DO THIS -> Your task is to copy the lines between the line containing "Output the Python" and the line containing "values = [12, 14, 19, 8, 16, 16, 11, 3, 1]", counting both of those lines, and to emit nothing more.

RECORD EXCERPTS ->
◆ ◆ ◆ ◆

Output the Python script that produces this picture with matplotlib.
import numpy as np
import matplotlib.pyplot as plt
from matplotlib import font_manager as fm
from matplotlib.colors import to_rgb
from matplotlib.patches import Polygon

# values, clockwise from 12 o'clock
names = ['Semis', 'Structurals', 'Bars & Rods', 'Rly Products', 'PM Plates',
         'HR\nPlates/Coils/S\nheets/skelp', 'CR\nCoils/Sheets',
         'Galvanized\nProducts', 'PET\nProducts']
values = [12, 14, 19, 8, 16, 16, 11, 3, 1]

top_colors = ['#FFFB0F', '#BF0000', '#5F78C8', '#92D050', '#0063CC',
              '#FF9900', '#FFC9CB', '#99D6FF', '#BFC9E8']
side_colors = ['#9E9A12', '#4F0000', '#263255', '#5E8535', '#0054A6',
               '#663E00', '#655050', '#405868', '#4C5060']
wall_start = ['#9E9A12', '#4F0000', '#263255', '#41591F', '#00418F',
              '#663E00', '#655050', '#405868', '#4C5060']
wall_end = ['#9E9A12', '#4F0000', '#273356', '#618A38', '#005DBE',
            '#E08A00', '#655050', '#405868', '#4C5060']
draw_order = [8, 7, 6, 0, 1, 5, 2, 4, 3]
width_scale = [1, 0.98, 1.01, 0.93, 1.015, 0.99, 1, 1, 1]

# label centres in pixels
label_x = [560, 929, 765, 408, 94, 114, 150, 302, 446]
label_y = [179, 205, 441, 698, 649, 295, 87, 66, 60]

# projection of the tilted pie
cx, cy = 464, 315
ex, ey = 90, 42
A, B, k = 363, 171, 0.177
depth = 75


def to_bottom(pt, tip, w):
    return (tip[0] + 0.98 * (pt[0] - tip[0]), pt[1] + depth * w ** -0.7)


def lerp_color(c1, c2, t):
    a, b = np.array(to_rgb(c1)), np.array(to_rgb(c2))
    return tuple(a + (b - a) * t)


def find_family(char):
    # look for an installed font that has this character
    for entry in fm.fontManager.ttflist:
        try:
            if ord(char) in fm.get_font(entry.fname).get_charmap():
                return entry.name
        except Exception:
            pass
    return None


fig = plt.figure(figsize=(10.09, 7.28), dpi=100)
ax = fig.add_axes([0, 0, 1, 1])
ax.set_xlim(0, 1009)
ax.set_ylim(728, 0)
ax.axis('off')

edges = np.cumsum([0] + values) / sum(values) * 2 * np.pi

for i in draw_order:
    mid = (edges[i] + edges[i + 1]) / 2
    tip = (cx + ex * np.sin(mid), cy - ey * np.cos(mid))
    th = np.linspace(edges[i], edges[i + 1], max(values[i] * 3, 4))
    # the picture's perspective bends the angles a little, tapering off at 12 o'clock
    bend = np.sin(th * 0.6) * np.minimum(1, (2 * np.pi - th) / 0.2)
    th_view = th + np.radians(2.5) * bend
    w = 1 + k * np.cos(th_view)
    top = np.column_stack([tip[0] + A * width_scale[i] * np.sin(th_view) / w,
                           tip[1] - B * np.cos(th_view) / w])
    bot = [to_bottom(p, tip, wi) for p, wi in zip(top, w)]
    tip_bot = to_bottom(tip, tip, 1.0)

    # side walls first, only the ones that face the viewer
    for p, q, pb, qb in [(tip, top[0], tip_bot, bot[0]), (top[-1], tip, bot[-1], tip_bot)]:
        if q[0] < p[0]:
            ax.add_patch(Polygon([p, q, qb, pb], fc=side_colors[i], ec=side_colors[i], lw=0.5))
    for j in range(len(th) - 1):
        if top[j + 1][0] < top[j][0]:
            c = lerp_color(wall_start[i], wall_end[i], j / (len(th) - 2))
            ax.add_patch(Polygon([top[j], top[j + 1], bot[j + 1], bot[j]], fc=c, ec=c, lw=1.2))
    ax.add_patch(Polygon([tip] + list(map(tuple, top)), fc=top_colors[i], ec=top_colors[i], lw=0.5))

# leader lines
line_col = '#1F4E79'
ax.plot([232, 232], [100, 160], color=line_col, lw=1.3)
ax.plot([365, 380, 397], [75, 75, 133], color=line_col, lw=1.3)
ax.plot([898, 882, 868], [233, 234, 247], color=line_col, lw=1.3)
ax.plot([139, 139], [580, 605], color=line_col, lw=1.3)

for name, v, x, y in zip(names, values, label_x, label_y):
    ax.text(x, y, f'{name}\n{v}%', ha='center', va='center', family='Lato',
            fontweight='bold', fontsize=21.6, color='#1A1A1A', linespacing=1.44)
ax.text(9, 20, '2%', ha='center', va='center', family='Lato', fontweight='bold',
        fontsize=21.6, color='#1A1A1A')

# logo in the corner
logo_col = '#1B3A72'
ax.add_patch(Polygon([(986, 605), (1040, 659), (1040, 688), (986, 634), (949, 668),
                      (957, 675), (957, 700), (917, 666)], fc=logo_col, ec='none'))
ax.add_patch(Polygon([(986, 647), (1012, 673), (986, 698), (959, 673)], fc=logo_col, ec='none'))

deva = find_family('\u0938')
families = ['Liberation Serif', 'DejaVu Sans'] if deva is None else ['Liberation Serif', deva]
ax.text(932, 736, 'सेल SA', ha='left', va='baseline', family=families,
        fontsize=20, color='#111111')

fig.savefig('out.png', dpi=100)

◆ ◆ ◆ ◆

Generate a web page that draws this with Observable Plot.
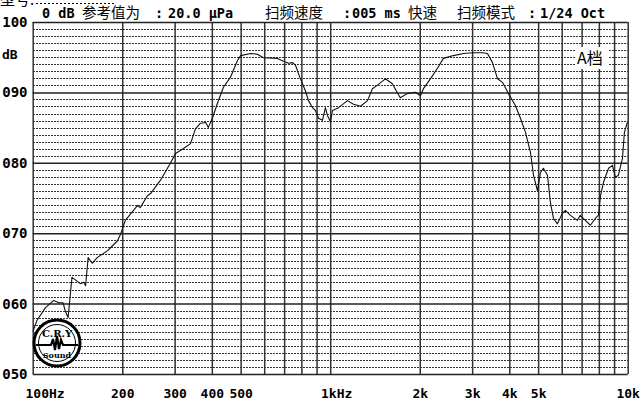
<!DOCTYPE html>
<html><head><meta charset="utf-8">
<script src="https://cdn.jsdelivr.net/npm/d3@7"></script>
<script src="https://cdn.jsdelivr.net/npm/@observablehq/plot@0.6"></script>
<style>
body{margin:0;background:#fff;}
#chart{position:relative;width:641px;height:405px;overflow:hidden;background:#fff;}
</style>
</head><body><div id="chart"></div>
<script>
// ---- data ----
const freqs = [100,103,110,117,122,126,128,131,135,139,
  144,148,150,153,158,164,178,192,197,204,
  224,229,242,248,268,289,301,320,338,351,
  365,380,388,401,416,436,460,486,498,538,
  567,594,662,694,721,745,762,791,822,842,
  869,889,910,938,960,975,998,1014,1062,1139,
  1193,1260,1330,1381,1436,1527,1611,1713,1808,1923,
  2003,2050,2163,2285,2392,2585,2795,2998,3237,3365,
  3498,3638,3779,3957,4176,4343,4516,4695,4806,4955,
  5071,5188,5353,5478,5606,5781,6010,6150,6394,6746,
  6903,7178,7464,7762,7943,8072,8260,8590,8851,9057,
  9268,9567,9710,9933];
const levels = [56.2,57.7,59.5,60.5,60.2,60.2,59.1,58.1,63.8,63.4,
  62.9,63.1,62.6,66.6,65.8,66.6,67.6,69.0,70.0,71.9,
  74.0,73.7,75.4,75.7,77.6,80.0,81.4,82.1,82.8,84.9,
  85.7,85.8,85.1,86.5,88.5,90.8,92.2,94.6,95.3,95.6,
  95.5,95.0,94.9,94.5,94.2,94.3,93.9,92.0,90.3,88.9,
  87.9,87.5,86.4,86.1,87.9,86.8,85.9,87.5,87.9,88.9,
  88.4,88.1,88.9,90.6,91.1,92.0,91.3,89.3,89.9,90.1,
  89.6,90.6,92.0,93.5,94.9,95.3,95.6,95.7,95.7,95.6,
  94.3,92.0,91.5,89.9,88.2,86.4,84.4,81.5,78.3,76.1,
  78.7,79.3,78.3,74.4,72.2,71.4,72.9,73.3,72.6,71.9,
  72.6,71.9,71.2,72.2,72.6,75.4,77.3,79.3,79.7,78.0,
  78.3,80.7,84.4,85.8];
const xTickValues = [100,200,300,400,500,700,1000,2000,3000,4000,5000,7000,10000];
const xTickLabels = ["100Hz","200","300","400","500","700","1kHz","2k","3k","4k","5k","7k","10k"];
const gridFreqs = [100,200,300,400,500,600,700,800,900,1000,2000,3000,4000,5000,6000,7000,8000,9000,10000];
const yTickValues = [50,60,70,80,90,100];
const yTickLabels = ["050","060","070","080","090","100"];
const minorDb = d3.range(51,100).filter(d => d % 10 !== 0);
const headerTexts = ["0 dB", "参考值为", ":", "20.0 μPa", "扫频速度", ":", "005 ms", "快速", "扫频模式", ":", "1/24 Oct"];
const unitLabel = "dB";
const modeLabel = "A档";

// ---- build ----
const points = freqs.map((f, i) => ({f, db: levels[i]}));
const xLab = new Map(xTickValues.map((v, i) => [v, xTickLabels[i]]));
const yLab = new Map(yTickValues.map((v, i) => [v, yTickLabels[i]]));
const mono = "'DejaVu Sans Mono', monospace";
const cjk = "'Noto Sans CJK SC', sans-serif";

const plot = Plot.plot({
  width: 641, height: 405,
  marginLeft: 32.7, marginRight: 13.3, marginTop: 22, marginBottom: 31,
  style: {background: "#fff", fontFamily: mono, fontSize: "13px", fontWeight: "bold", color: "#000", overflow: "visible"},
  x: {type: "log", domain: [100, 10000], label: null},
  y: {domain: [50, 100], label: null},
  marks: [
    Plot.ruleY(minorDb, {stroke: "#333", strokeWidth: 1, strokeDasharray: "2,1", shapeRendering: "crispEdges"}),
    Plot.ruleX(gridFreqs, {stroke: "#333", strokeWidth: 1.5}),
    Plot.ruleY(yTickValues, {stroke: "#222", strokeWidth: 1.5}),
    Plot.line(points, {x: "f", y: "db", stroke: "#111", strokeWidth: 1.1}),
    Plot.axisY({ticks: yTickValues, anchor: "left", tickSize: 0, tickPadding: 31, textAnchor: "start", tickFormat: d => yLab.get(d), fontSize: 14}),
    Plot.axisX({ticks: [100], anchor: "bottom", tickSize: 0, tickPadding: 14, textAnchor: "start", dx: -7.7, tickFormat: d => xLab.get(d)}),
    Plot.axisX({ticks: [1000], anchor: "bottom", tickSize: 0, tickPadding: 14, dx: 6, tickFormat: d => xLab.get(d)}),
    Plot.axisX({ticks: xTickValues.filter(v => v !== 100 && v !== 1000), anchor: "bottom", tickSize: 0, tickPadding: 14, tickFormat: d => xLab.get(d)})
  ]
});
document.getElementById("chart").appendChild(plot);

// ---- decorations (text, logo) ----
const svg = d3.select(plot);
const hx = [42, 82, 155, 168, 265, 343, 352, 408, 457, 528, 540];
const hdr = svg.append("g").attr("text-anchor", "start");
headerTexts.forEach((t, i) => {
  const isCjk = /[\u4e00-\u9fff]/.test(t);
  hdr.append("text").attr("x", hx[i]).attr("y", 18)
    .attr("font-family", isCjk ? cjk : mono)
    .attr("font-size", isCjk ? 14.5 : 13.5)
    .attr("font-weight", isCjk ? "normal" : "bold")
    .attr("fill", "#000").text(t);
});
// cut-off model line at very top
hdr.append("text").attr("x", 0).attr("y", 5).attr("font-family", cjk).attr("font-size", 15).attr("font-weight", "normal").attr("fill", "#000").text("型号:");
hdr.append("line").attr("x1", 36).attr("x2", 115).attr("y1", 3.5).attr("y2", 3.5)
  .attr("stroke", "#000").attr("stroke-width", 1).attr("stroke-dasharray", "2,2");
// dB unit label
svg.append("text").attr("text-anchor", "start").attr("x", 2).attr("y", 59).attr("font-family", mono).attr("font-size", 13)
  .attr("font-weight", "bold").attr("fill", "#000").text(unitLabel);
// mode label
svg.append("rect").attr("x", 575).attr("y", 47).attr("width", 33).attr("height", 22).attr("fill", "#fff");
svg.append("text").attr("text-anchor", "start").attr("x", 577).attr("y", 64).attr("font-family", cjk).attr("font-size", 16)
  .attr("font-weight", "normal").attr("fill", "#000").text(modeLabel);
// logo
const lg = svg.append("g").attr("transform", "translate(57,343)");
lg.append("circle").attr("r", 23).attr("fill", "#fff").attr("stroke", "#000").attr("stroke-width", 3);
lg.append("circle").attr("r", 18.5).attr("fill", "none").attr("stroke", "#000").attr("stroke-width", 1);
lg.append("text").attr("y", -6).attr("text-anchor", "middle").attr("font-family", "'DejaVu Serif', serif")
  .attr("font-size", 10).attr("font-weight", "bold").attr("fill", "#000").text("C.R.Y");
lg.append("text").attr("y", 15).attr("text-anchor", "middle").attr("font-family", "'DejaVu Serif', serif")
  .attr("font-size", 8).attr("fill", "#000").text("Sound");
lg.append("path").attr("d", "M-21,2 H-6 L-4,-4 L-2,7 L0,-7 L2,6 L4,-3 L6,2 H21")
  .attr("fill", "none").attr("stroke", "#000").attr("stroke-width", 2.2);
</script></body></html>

◆ ◆ ◆ ◆

TASK RESPONSE ->
Output the Python script that produces this picture with matplotlib.
import numpy as np
import matplotlib.pyplot as plt
from matplotlib import font_manager as fm
from matplotlib.colors import to_rgb
from matplotlib.patches import Polygon

# values, clockwise from 12 o'clock
names = ['Semis', 'Structurals', 'Bars & Rods', 'Rly Products', 'PM Plates',
         'HR\nPlates/Coils/S\nheets/skelp', 'CR\nCoils/Sheets',
         'Galvanized\nProducts', 'PET\nProducts']
values = [12, 14, 19, 8, 16, 16, 11, 3, 1]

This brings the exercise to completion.